OBJECTIVE: Return all of the data exactly, with nothing left out but the pictures.

DATA SECTION:
--*--
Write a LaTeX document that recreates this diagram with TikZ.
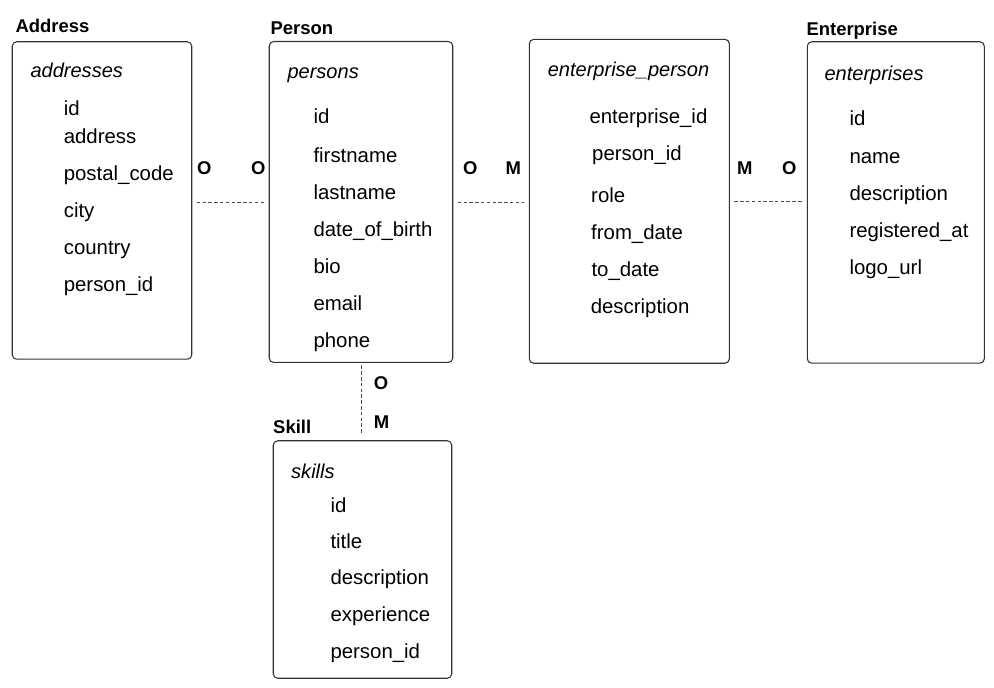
\documentclass[tikz,border=0pt]{standalone}
\usepackage{fontspec}
\setmainfont{Liberation Sans}
\usepackage{tikz}
\usetikzlibrary{shapes}
\tikzstyle{tbl}=[draw=black!80,rounded corners=2.5pt,inner sep=0pt]
\tikzstyle{col}=[anchor=base west,inner sep=0pt,font=\fontsize{11.6}{13}\selectfont]
\tikzstyle{tname}=[col,font=\fontsize{11.4}{13}\selectfont\itshape]
\tikzstyle{ent}=[anchor=base west,inner sep=0pt,font=\fontsize{10.5}{12}\selectfont\bfseries]
\tikzstyle{card}=[ent]
\tikzstyle{rel}=[draw=black!70,line width=0.55pt,dash pattern=on 2pt off 1.3pt,shorten <=0.09cm,shorten >=0.09cm]
\tikzset{every picture/.style={
    line width=0.6pt
  }
}

\begin{document}
\begin{tikzpicture}[x=0.02cm,y=-0.02cm]
      \useasboundingbox (0,0) rectangle (994,688);
      % tables
      \node[tbl,minimum width=3.59cm,minimum height=6.35cm] at (102,200.5) (addr) {};
      \node[tbl,minimum width=3.67cm,minimum height=6.42cm] at (361,202) (person) {};
      \node[tbl,minimum width=4.00cm,minimum height=6.48cm] at (629.3,201.3) (ep) {};
      \node[tbl,minimum width=3.54cm,minimum height=6.43cm] at (895.8,202.5) (entp) {};
      \node[tbl,minimum width=3.57cm,minimum height=4.75cm] at (362.5,559.5) (skill) {};
      % entity titles
      \node[ent] at (15,32.7) (t1) {Address};
      \node[ent] at (270,35) (t2) {Person};
      \node[ent] at (806,36) (t3) {Enterprise};
      \node[ent] at (272.7,434) (t4) {Skill};
      % Address
      \node[tname] at (30,77.7) (a0) {addresses};
      \node[col] at (63.3,116) (a1) {id};
      \node[col] at (63.3,143.3) (a2) {address};
      \node[col] at (63.3,180.7) (a3) {postal\_code};
      \node[col] at (63.3,217.5) (a4) {city};
      \node[col] at (63.3,255) (a5) {country};
      \node[col] at (63.3,291.7) (a6) {person\_id};
      % Person
      \node[tname] at (287,79) (p0) {persons};
      \node[col] at (313,124) (p1) {id};
      \node[col] at (313,162.5) (p2) {firstname};
      \node[col] at (313,200) (p3) {lastname};
      \node[col] at (313,237) (p4) {date\_of\_birth};
      \node[col] at (313,274) (p5) {bio};
      \node[col] at (313,311) (p6) {email};
      \node[col] at (313,348) (p7) {phone};
      % enterprise_person
      \node[tname] at (547.3,76.7) (e0) {enterprise\_person};
      \node[col] at (589,123.3) (e1) {enterprise\_id};
      \node[col] at (591.7,161) (e2) {person\_id};
      \node[col] at (590.7,202.7) (e3) {role};
      \node[col] at (590.7,240) (e4) {from\_date};
      \node[col] at (591,276.7) (e5) {to\_date};
      \node[col] at (590.3,313.3) (e6) {description};
      % Enterprise
      \node[tname] at (824,81) (n0) {enterprises};
      \node[col] at (849,126) (n1) {id};
      \node[col] at (849,164) (n2) {name};
      \node[col] at (849,201) (n3) {description};
      \node[col] at (849,237.7) (n4) {registered\_at};
      \node[col] at (849,275) (n5) {logo\_url};
      % Skill
      \node[tname] at (290.7,478.3) (s0) {skills};
      \node[col] at (330,512.7) (s1) {id};
      \node[col] at (330,548.3) (s2) {title};
      \node[col] at (330,585) (s3) {description};
      \node[col] at (330,621.7) (s4) {experience};
      \node[col] at (330,658.3) (s5) {person\_id};
      % relations
      \draw[rel] (person.west -| addr.east) -- (person.west);
      \draw[rel] (person.east) -- (person.east -| ep.west);
      \draw[rel] (ep.east) -- (ep.east -| entp.west);
      \draw[rel,shorten <=0.05cm,shorten >=0.11cm] (person.south) -- (person.south |- skill.north);
      \node[card] at (196.7,175) (c1) {O};
      \node[card] at (250.7,175) (c2) {O};
      \node[card] at (462.7,175) (c3) {O};
      \node[card] at (505,175) (c4) {M};
      \node[card] at (736.7,175) (c5) {M};
      \node[card] at (781.7,175) (c6) {O};
      \node[card] at (373.3,390) (c7) {O};
      \node[card] at (373.3,428.3) (c8) {M};
    \end{tikzpicture}
\end{document}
--*--
RESPONSE:
Write a LaTeX document that recreates this diagram with TikZ.
\documentclass[tikz,border=0pt]{standalone}
\usepackage{fontspec}
\setmainfont{Liberation Sans}
\usepackage{tikz}
\usetikzlibrary{shapes}
\tikzstyle{tbl}=[draw=black!80,rounded corners=2.5pt,inner sep=0pt]
\tikzstyle{col}=[anchor=base west,inner sep=0pt,font=\fontsize{11.6}{13}\selectfont]
\tikzstyle{tname}=[col,font=\fontsize{11.4}{13}\selectfont\itshape]
\tikzstyle{ent}=[anchor=base west,inner sep=0pt,font=\fontsize{10.5}{12}\selectfont\bfseries]
\tikzstyle{card}=[ent]
\tikzstyle{rel}=[draw=black!70,line width=0.55pt,dash pattern=on 2pt off 1.3pt,shorten <=0.09cm,shorten >=0.09cm]
\tikzset{every picture/.style={
    line width=0.6pt
  }
}

\begin{document}
\begin{tikzpicture}[x=0.02cm,y=-0.02cm]
      \useasboundingbox (0,0) rectangle (994,688);
      % tables
      \node[tbl,minimum width=3.59cm,minimum height=6.35cm] at (102,200.5) (addr) {};
      \node[tbl,minimum width=3.67cm,minimum height=6.42cm] at (361,202) (person) {};
      \node[tbl,minimum width=4.00cm,minimum height=6.48cm] at (629.3,201.3) (ep) {};
      \node[tbl,minimum width=3.54cm,minimum height=6.43cm] at (895.8,202.5) (entp) {};
      \node[tbl,minimum width=3.57cm,minimum height=4.75cm] at (362.5,559.5) (skill) {};
      % entity titles
      \node[ent] at (15,32.7) (t1) {Address};
      \node[ent] at (270,35) (t2) {Person};
      \node[ent] at (806,36) (t3) {Enterprise};
      \node[ent] at (272.7,434) (t4) {Skill};
      % Address
      \node[tname] at (30,77.7) (a0) {addresses};
      \node[col] at (63.3,116) (a1) {id};
      \node[col] at (63.3,143.3) (a2) {address};
      \node[col] at (63.3,180.7) (a3) {postal\_code};
      \node[col] at (63.3,217.5) (a4) {city};
      \node[col] at (63.3,255) (a5) {country};
      \node[col] at (63.3,291.7) (a6) {person\_id};
      % Person
      \node[tname] at (287,79) (p0) {persons};
      \node[col] at (313,124) (p1) {id};
      \node[col] at (313,162.5) (p2) {firstname};
      \node[col] at (313,200) (p3) {lastname};
      \node[col] at (313,237) (p4) {date\_of\_birth};
      \node[col] at (313,274) (p5) {bio};
      \node[col] at (313,311) (p6) {email};
      \node[col] at (313,348) (p7) {phone};
      % enterprise_person
      \node[tname] at (547.3,76.7) (e0) {enterprise\_person};
      \node[col] at (589,123.3) (e1) {enterprise\_id};
      \node[col] at (591.7,161) (e2) {person\_id};
      \node[col] at (590.7,202.7) (e3) {role};
      \node[col] at (590.7,240) (e4) {from\_date};
      \node[col] at (591,276.7) (e5) {to\_date};
      \node[col] at (590.3,313.3) (e6) {description};
      % Enterprise
      \node[tname] at (824,81) (n0) {enterprises};
      \node[col] at (849,126) (n1) {id};
      \node[col] at (849,164) (n2) {name};
      \node[col] at (849,201) (n3) {description};
      \node[col] at (849,237.7) (n4) {registered\_at};
      \node[col] at (849,275) (n5) {logo\_url};
      % Skill
      \node[tname] at (290.7,478.3) (s0) {skills};
      \node[col] at (330,512.7) (s1) {id};
      \node[col] at (330,548.3) (s2) {title};
      \node[col] at (330,585) (s3) {description};
      \node[col] at (330,621.7) (s4) {experience};
      \node[col] at (330,658.3) (s5) {person\_id};
      % relations
      \draw[rel] (person.west -| addr.east) -- (person.west);
      \draw[rel] (person.east) -- (person.east -| ep.west);
      \draw[rel] (ep.east) -- (ep.east -| entp.west);
      \draw[rel,shorten <=0.05cm,shorten >=0.11cm] (person.south) -- (person.south |- skill.north);
      \node[card] at (196.7,175) (c1) {O};
      \node[card] at (250.7,175) (c2) {O};
      \node[card] at (462.7,175) (c3) {O};
      \node[card] at (505,175) (c4) {M};
      \node[card] at (736.7,175) (c5) {M};
      \node[card] at (781.7,175) (c6) {O};
      \node[card] at (373.3,390) (c7) {O};
      \node[card] at (373.3,428.3) (c8) {M};
    \end{tikzpicture}
\end{document}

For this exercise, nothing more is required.